Por increíble que parezca, Charles Bradley grabó su primer disco a los 62 años.

Lo anterior es una extrañeza en esta época donde la precocidad, la inmediatez y la velocidad son las fuerzas que parecen modelar la industria cultural; pero al mismo tiempo es un hecho biográfico que nos permite apreciar mejor a un artista cuyo éxito le llegó en un momento de su vida donde los apuros y la ansiedad de esta era moderna no fueron más que extravagancias.

Si bien la música jugó siempre un rol fundamental en su vida, nunca tuvo suficiente espacio para desarrollar eso que vio de la mano de su tía en uno de los míticos conciertos de James Brown en el Teatro Apollo de Nueva York.
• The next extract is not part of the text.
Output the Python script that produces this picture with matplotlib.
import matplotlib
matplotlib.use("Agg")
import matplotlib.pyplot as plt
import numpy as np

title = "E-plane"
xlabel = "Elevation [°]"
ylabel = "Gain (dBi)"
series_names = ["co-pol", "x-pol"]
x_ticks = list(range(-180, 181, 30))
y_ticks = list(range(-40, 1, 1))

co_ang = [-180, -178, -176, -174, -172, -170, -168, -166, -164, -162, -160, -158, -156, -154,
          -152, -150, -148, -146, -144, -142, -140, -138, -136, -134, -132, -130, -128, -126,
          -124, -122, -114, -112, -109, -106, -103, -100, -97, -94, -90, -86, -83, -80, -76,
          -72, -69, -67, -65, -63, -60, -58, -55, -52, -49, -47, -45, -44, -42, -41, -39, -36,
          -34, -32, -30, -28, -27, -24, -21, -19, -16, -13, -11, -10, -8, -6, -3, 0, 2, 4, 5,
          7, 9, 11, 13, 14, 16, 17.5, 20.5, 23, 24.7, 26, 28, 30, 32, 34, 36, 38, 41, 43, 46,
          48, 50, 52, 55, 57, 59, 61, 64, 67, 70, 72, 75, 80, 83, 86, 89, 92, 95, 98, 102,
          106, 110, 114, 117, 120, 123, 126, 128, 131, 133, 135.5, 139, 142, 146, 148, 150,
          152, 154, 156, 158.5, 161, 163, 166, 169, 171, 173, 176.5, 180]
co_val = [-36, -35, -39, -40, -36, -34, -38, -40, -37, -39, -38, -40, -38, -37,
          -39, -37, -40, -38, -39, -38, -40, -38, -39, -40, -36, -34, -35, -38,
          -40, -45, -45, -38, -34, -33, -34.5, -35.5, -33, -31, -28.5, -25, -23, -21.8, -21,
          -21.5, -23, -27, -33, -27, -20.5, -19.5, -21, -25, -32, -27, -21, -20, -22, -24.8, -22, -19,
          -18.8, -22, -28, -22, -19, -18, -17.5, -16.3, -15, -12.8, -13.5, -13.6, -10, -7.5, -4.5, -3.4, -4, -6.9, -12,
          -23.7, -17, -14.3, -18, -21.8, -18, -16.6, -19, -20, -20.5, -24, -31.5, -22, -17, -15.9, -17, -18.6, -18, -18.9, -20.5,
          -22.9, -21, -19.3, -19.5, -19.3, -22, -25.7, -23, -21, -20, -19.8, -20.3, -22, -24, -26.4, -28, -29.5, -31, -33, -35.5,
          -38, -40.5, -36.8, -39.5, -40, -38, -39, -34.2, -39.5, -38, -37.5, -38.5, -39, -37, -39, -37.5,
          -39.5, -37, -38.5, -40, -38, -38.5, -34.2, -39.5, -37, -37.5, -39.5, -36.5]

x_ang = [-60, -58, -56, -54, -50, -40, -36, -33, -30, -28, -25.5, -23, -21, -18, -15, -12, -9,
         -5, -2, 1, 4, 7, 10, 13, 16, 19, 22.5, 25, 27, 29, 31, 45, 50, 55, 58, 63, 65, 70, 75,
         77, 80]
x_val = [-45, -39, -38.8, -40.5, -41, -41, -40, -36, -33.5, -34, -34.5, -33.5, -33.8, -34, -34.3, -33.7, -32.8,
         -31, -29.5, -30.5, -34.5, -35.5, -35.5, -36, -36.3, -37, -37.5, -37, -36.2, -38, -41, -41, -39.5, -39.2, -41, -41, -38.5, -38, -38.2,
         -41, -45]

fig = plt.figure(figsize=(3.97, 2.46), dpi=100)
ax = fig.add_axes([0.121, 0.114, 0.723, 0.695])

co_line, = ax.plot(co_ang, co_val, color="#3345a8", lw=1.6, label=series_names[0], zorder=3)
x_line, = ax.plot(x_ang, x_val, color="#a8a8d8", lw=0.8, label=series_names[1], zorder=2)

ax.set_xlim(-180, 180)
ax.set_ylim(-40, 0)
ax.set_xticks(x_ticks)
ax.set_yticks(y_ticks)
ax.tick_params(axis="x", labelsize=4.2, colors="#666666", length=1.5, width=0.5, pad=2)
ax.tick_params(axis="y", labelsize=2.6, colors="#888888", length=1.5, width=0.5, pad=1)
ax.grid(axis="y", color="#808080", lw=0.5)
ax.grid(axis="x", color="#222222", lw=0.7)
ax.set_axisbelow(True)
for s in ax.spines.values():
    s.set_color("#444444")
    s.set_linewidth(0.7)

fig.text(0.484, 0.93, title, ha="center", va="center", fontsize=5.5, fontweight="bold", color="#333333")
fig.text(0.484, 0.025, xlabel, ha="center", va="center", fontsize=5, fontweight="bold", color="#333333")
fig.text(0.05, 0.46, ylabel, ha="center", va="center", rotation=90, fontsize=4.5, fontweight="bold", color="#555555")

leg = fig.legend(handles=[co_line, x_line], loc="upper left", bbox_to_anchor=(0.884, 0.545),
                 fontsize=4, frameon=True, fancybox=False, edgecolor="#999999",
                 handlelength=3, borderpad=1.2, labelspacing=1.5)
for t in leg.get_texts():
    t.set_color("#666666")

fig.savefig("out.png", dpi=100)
De niño, Bradley sufrió penurias que lo llevaron a vivir en la calle y que luego lo hicieron peregrinar a través de Estados Unidos jugando roles que poco tenían que ver con la afición que seguía esperando desarrollar aun cuando la vida parecía indicarle otros cauces.
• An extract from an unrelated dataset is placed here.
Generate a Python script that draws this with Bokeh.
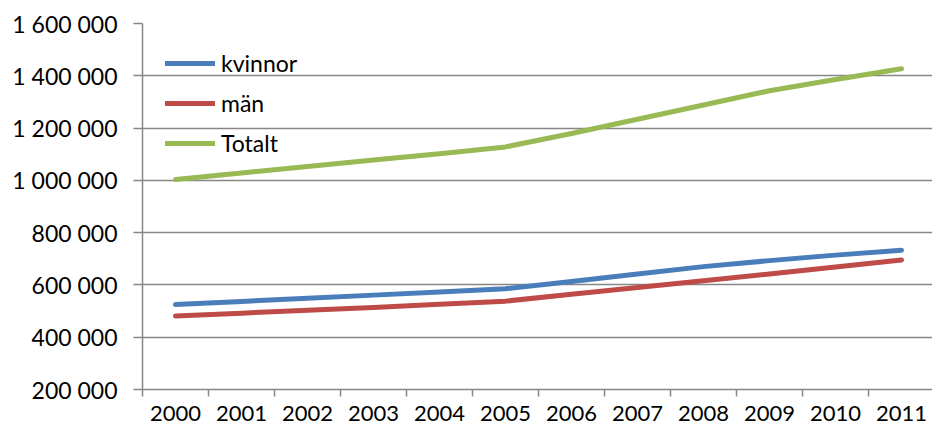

Luego de trabajar como cocinero en un hospital psiquiátrico y otra serie de trabajos olvidables, Bradley vuelve a vivir con su madre en Brooklyn y consigue trabajo como imitador de James Brown, haciéndose llamar Black Velvet. Luego de otras penurias, incluyendo su casi mortal reacción alérgica a la penicilina y la violenta muerte de su hermano, es descubierto por uno de los productores de Daptone Records, el sello discográfico neo-soul que ya había apoyado a Sharon Jones, quien queda flechado por la performance. El músico grabaría tres discos en total, conocería las giras y algo de fama y reconocimiento de generaciones mucho más jóvenes.

Más allá del cliché en que se suele caer cuando se trata de músicos que cantan el soul, es muy difícil dejar de mencionar las maneras de Bradley en el escenario. Como si se tratara de un ejercicio que es imposible ensayar, cada actuación del llamado screaming eagle of soul parece tener una conexión directa con los capítulos de su vida de los que parece querer huir. Viendo presentaciones en vivo del músico, no es extraño encontrarse con movimientos automáticos que parecen llevarlo a lugares incómodos. Como si cantando, compartiendo de alguna forma con el resto esas heridas, fuera la única manera de resolver esos nudos emocionales que nos atan con el pasado.